El sentimiento de nostalgia es omnipresente entre los migrantes venezolanos. La añoranza por la tierra natal, por los sabores y olores de la infancia, por las fiestas y tradiciones familiares se convierte en un peso emocional difícil de llevar. Este anhelo no solo afecta la salud mental de los migrantes, sino que también impacta en sus relaciones con las nuevas comunidades en las que intentan integrarse. La lucha entre el deseo de pertenencia en un nuevo lugar y el apego a la patria perdida puede resultar en un conflicto interno desgastante.
La migración también provoca una reconfiguración de la dinámica familiar. Muchas veces, los hijos de migrantes crecen en un contexto en el que las relaciones se gestionan a través de llamadas y videoconferencias. Esta situación puede crear un vacío emocional, ya que los lazos afectivos se ven debilitados por la distancia. A su vez, los padres que se quedan pueden asumir roles diferentes, convirtiéndose en figuras de autoridad y apoyo emocional, pero también en responsables de una carga emocional que puede resultar abrumadora.

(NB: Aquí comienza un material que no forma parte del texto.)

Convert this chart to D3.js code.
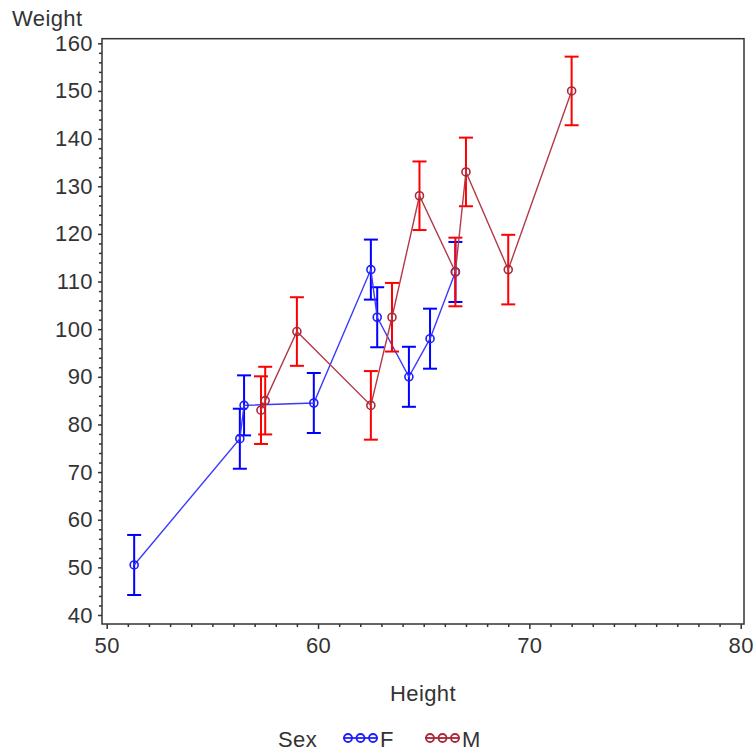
<!DOCTYPE html>
<html>
<head>
<meta charset="utf-8">
<script src="https://cdn.jsdelivr.net/npm/d3@7"></script>
<style>
  body { margin: 0; background: #fff; }
  text { font-family: "Liberation Sans", Arial, sans-serif; fill: #333; }
</style>
</head>
<body>
<svg id="svg" width="756" height="753"></svg>
<script>
// data (sashelp.class, sorted by height within sex)
const heightF = [51.3, 56.3, 56.5, 59.8, 62.5, 62.8, 64.3, 65.3, 66.5];
const weightF = [50.5, 77, 84, 84.5, 112.5, 102.5, 90, 98, 112];
const lowerF = [44.2, 70.7, 77.7, 78.2, 106.2, 96.2, 83.7, 91.7, 105.7];
const upperF = [56.8, 83.3, 90.3, 90.8, 118.8, 108.8, 96.3, 104.3, 118.3];

const heightM = [57.3, 57.5, 59, 62.5, 63.5, 64.8, 66.5, 67, 69, 72];
const weightM = [83, 85, 99.5, 84, 102.5, 128, 112, 133, 112.5, 150];
const lowerM = [75.9, 77.9, 92.3, 76.8, 95.3, 120.8, 104.8, 125.8, 105.2, 142.8];
const upperM = [90.1, 92.1, 106.7, 91.2, 109.7, 135.2, 119.2, 140.2, 119.8, 157.2];

const xTicks = [50, 60, 70, 80];
const yTicks = [40, 50, 60, 70, 80, 90, 100, 110, 120, 130, 140, 150, 160];

const groups = [
  {name: 'F', h: heightF, w: weightF, lo: lowerF, hi: upperF,
   line: '#3a3aff', mark: '#1c1cff', bar: '#0000ff'},
  {name: 'M', h: heightM, w: weightM, lo: lowerM, hi: upperM,
   line: '#b23a48', mark: '#a8283a', bar: '#ff0000'}
];

const svg = d3.select('#svg');
const frame = {left: 102, right: 744, top: 38.7, bottom: 624};

const x = d3.scaleLinear().domain([50, 80]).range([106.7, 740.7]);
const y = d3.scaleLinear().domain([40, 160]).range([615, 43.3]);

// minor ticks
const xMinor = d3.range(50, 80.01, 1).filter(v => v % 10 !== 0);
const yMinor = d3.range(40, 160.01, 2).filter(v => v % 10 !== 0);

svg.append('g')
  .attr('transform', `translate(0,${frame.bottom})`)
  .call(d3.axisBottom(x).tickValues(xMinor).tickFormat('').tickSize(3).tickSizeOuter(0))
  .call(g => g.select('.domain').remove())
  .selectAll('line').attr('stroke', '#333').attr('stroke-width', 1.5);

svg.append('g')
  .attr('transform', `translate(${frame.left},0)`)
  .call(d3.axisLeft(y).tickValues(yMinor).tickFormat('').tickSize(3).tickSizeOuter(0))
  .call(g => g.select('.domain').remove())
  .selectAll('line').attr('stroke', '#333').attr('stroke-width', 1.5);

// major ticks
const tickFont = g => g.selectAll('text')
  .attr('font-size', 22).attr('letter-spacing', '0.4px')
  .attr('font-family', '"Liberation Sans", Arial, sans-serif').attr('fill', '#333');

const xAxis = svg.append('g')
  .attr('transform', `translate(0,${frame.bottom})`)
  .call(d3.axisBottom(x).tickValues(xTicks).tickSize(5).tickPadding(8).tickSizeOuter(0));
xAxis.select('.domain').remove();
xAxis.selectAll('line').attr('stroke', '#333').attr('stroke-width', 1.5);
xAxis.call(tickFont);

const yAxis = svg.append('g')
  .attr('transform', `translate(${frame.left},0)`)
  .call(d3.axisLeft(y).tickValues(yTicks).tickSize(4).tickPadding(5).tickSizeOuter(0));
yAxis.select('.domain').remove();
yAxis.selectAll('line').attr('stroke', '#333').attr('stroke-width', 1.5);
yAxis.call(tickFont);

// frame
svg.append('rect')
  .attr('x', frame.left).attr('y', frame.top)
  .attr('width', frame.right - frame.left).attr('height', frame.bottom - frame.top)
  .attr('fill', 'none').attr('stroke', '#333').attr('stroke-width', 1.5);

// axis titles
svg.append('text').attr('x', 12).attr('y', 26).attr('font-size', 22).attr('letter-spacing', '0.4px').text('Weight');
svg.append('text').attr('x', (frame.left + frame.right) / 2).attr('y', 701)
  .attr('text-anchor', 'middle').attr('font-size', 22).attr('letter-spacing', '0.4px').text('Height');

const line = d3.line().x(d => x(d[0])).y(d => y(d[1]));

groups.forEach(g => {
  const pts = g.h.map((h, i) => [h, g.w[i], g.lo[i], g.hi[i]]);
  const layer = svg.append('g');

  // error bars
  const eb = layer.selectAll('.eb').data(pts).join('g')
    .attr('stroke', g.bar).attr('stroke-width', 2).attr('fill', 'none');
  eb.append('line')
    .attr('x1', d => x(d[0])).attr('x2', d => x(d[0]))
    .attr('y1', d => y(d[2])).attr('y2', d => y(d[3]));
  eb.append('line')
    .attr('x1', d => x(d[0]) - 7).attr('x2', d => x(d[0]) + 7)
    .attr('y1', d => y(d[2])).attr('y2', d => y(d[2]));
  eb.append('line')
    .attr('x1', d => x(d[0]) - 7).attr('x2', d => x(d[0]) + 7)
    .attr('y1', d => y(d[3])).attr('y2', d => y(d[3]));

  layer.append('path').datum(pts)
    .attr('d', line).attr('fill', 'none')
    .attr('stroke', g.line).attr('stroke-width', 1.4);

  layer.selectAll('.pt').data(pts).join('circle')
    .attr('cx', d => x(d[0])).attr('cy', d => y(d[1])).attr('r', 4)
    .attr('fill', 'none').attr('stroke', g.mark).attr('stroke-width', 1.6);
});

// legend
const legend = svg.append('g').attr('transform', 'translate(0,747)');
legend.append('text').attr('x', 278).attr('y', 0).attr('font-size', 22).attr('letter-spacing', '0.4px').text('Sex');
const legX = [343, 425];
groups.forEach((g, i) => {
  const lg = legend.append('g').attr('transform', `translate(${legX[i]},-9)`);
  lg.append('line').attr('x1', 0).attr('x2', 35).attr('y1', 0).attr('y2', 0)
    .attr('stroke', g.line).attr('stroke-width', 2);
  [5, 17.5, 30].forEach(cx => {
    lg.append('circle').attr('cx', cx).attr('cy', 0).attr('r', 4)
      .attr('fill', 'none').attr('stroke', g.mark).attr('stroke-width', 1.8);
  });
  legend.append('text').attr('x', legX[i] + 37).attr('y', 0).attr('font-size', 22).text(g.name);
});
</script>
</body>
</html>
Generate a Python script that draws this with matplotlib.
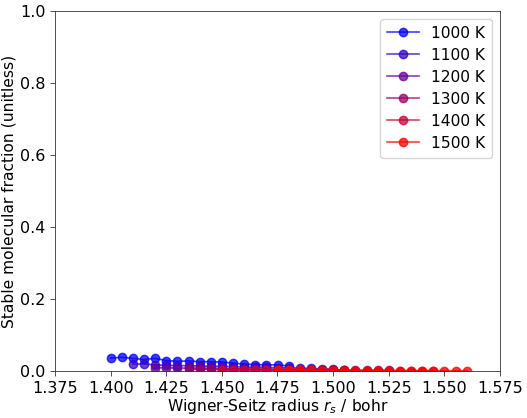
import numpy as np
import matplotlib
matplotlib.use("Agg")
import matplotlib.pyplot as plt

temps = [1000, 1100, 1200, 1300, 1400, 1500]

rs_1000 = [1.400, 1.405, 1.410, 1.415, 1.420, 1.425, 1.430, 1.435, 1.440, 1.445,
           1.450, 1.455, 1.460, 1.465, 1.470, 1.475, 1.480]
fr_1000 = [0.036, 0.038, 0.035, 0.032, 0.035, 0.029, 0.027, 0.028, 0.026, 0.026,
           0.025, 0.022, 0.019, 0.018, 0.017, 0.017, 0.014]

rs_1100 = [1.410, 1.415, 1.420, 1.425, 1.430, 1.435, 1.440, 1.445, 1.450, 1.455,
           1.460, 1.465, 1.470, 1.475, 1.480, 1.485, 1.490, 1.495, 1.500]
fr_1100 = [0.019, 0.020, 0.017, 0.016, 0.015, 0.015, 0.014, 0.013, 0.013, 0.012,
           0.011, 0.010, 0.010, 0.009, 0.009, 0.008, 0.007, 0.006, 0.005]

rs_1200 = [1.420, 1.425, 1.430, 1.435, 1.440, 1.445, 1.450, 1.455, 1.460, 1.465,
           1.470, 1.475, 1.480, 1.485, 1.490, 1.495, 1.500, 1.505]
fr_1200 = [0.009, 0.009, 0.008, 0.008, 0.008, 0.007, 0.007, 0.006, 0.006, 0.005,
           0.005, 0.005, 0.004, 0.004, 0.004, 0.003, 0.003, 0.003]

rs_1300 = [1.435, 1.440, 1.445, 1.450, 1.455, 1.460, 1.465, 1.470, 1.475, 1.480,
           1.485, 1.490, 1.495, 1.500, 1.505, 1.510, 1.515, 1.520, 1.525]
fr_1300 = [0.005, 0.005, 0.005, 0.004, 0.004, 0.004, 0.004, 0.003, 0.003, 0.003,
           0.003, 0.003, 0.002, 0.002, 0.002, 0.002, 0.002, 0.002, 0.002]

rs_1400 = [1.450, 1.455, 1.460, 1.465, 1.470, 1.475, 1.480, 1.485, 1.490, 1.495,
           1.500, 1.505, 1.510, 1.515, 1.520, 1.525, 1.530, 1.535, 1.540, 1.545]
fr_1400 = [0.003, 0.003, 0.003, 0.003, 0.002, 0.002, 0.002, 0.002, 0.002, 0.002,
           0.002, 0.002, 0.001, 0.001, 0.001, 0.001, 0.001, 0.001, 0.001, 0.001]

rs_1500 = [1.475, 1.480, 1.485, 1.490, 1.495, 1.500, 1.505, 1.510, 1.515, 1.520,
           1.525, 1.530, 1.535, 1.540, 1.545, 1.550, 1.555, 1.560]
fr_1500 = [0.002, 0.002, 0.002, 0.002, 0.001, 0.001, 0.001, 0.001, 0.001, 0.001,
           0.001, 0.001, 0.001, 0.001, 0.001, 0.001, 0.001, 0.001]

series = [(rs_1000, fr_1000), (rs_1100, fr_1100), (rs_1200, fr_1200),
          (rs_1300, fr_1300), (rs_1400, fr_1400), (rs_1500, fr_1500)]

fig = plt.figure(figsize=(5.27, 4.18), dpi=100)
ax = fig.add_axes([55/527, 1 - 371/418, 445/527, 360/418])

for i, (T, (x, y)) in enumerate(zip(temps, series)):
    t = i / (len(temps) - 1)
    color = (t, 0.0, 1.0 - t)
    ax.plot(x, y, marker='o', markersize=6, linewidth=1.2, color=color,
            alpha=0.75, label=f"{T} K")

for sp in ax.spines.values():
    sp.set_linewidth(0.6)
    sp.set_color('#333333')
ax.tick_params(width=0.6, color='#333333', labelsize=11.5, length=3.5)

ax.set_xlim(1.375, 1.575)
ax.set_ylim(0.0, 1.0)
xt = np.arange(1.375, 1.5751, 0.025)
ax.set_xticks(xt)
ax.set_xticklabels([f"{v:.3f}" for v in xt])
ax.set_xlabel(r"Wigner-Seitz radius $r_s$ / bohr", fontsize=11.2, labelpad=1)
ax.set_ylabel("Stable molecular fraction (unitless)", fontsize=11.2, labelpad=2.5)
ax.legend(fontsize=11.2, loc='upper right', labelspacing=0.45,
          handlelength=2.0, borderpad=0.45)

fig.savefig("out.png", dpi=100)
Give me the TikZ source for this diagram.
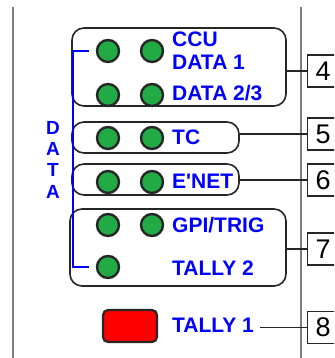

Sin embargo, en medio de este mar de emociones complejas, también emergen historias de esperanza y resiliencia. Muchos migrantes y sus familias encuentran en la adversidad la fuerza para seguir adelante. La búsqueda de un futuro mejor se convierte en un motor que impulsa a las familias a adaptarse, a reinventarse y a construir nuevas redes de apoyo. A través de la solidaridad entre migrantes y la creación de comunidades en el extranjero, se forjan nuevos lazos que, aunque diferentes, pueden ser igual de significativos.
El impacto emocional de la migración en las familias venezolanas es un fenómeno polifacético que abarca desde el dolor de la separación hasta la esperanza de un nuevo comienzo. Cada historia de migración es única, pero todas comparten la carga de emociones intensas que marcan el viaje. En este contexto, es fundamental reconocer y abordar las necesidades emocionales de los migrantes y sus familias, promoviendo espacios de apoyo y comprensión que les permitan sanar y reconstruir sus vidas en medio de la adversidad.